**Dataset extract:**

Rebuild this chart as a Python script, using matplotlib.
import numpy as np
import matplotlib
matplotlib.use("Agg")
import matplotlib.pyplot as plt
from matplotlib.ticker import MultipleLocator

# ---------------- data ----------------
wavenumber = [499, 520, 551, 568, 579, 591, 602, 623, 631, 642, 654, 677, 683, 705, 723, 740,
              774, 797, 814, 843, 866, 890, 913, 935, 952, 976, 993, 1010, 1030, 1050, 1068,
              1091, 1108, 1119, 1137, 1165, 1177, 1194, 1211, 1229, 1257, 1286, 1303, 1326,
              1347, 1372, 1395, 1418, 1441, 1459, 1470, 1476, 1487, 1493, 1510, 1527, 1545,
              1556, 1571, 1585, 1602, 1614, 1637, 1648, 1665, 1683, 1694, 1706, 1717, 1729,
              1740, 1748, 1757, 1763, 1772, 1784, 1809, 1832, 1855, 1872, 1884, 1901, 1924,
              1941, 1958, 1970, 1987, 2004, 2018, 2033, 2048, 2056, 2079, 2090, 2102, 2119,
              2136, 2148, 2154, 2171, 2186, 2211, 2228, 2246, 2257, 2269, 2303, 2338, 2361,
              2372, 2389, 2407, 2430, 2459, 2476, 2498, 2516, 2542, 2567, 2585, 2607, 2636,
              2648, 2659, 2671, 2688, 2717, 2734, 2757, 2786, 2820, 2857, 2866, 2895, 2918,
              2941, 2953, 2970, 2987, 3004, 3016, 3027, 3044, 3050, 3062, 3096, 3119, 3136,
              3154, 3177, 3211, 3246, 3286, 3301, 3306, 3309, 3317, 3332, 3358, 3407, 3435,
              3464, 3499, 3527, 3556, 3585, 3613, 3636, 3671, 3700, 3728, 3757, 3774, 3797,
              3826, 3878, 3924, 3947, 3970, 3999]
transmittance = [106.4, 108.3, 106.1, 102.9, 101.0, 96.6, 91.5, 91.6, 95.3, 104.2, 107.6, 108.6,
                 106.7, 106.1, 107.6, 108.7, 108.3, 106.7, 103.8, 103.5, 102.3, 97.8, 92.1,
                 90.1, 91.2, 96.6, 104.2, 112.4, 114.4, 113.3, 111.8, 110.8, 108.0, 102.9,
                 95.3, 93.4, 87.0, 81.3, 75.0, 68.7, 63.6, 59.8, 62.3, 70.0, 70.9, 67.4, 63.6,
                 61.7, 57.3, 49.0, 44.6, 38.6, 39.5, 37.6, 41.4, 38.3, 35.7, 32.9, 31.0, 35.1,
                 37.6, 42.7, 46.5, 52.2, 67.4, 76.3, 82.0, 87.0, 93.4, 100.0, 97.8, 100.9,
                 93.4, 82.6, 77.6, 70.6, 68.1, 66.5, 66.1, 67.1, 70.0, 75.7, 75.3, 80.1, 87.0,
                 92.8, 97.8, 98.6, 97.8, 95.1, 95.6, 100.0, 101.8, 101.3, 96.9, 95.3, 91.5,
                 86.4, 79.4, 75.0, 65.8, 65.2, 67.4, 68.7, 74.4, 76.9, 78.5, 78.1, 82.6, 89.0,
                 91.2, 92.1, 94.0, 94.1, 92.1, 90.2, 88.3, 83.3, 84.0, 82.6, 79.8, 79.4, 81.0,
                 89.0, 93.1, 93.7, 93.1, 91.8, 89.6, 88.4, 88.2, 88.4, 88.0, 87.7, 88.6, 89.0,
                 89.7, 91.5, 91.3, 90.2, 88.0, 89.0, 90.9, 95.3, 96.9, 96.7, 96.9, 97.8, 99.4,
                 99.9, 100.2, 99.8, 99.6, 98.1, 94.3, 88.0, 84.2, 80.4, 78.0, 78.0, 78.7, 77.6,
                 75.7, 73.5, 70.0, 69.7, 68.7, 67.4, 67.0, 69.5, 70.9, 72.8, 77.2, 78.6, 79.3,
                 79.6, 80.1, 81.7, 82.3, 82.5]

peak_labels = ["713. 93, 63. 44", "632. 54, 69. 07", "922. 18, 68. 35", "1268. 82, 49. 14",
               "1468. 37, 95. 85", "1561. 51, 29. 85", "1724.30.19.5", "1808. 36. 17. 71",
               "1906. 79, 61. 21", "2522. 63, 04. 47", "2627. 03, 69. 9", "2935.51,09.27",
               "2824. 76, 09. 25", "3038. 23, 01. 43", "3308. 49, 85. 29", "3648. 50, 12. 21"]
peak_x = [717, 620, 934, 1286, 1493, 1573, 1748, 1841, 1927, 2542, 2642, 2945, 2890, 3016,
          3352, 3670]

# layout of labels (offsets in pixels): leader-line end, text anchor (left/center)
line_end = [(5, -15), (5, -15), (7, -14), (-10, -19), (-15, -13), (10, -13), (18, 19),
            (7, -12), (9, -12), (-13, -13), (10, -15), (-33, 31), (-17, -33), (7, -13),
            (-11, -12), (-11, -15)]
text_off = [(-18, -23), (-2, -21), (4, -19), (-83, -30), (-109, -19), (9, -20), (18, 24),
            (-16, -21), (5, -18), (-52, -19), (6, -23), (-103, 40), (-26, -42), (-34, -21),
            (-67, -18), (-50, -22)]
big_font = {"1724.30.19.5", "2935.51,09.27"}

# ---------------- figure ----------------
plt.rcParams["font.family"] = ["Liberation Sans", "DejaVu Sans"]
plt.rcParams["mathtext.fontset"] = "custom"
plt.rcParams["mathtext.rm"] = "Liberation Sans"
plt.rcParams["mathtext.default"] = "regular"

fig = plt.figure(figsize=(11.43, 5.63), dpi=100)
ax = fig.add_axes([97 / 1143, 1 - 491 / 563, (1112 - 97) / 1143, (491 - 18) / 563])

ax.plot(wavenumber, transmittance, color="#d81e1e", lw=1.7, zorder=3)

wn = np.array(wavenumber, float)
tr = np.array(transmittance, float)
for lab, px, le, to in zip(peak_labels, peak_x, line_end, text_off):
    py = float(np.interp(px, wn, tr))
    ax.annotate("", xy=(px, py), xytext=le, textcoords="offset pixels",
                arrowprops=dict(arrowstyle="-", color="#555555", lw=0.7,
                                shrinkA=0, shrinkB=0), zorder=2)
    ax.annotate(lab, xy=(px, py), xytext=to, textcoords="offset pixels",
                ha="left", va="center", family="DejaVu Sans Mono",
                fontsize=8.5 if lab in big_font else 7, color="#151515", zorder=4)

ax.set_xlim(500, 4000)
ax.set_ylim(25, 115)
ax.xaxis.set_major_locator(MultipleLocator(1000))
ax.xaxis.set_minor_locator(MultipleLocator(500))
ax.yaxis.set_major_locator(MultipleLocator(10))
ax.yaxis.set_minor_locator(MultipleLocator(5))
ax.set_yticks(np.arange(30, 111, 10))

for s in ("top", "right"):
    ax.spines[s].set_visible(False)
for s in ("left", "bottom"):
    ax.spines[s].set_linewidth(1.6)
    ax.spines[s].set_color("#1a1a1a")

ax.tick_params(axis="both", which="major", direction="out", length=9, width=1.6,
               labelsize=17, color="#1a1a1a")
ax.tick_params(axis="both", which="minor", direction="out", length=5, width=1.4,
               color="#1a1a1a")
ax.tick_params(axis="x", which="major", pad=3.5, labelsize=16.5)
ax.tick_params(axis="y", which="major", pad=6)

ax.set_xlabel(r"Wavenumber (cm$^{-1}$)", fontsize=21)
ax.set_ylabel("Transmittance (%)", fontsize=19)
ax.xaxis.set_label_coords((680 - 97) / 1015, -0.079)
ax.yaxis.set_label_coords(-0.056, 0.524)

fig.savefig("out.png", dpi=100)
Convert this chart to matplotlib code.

**Directions:** Report the number of lines that include the string "this"; return nothing but the count.

**Final answer:** 2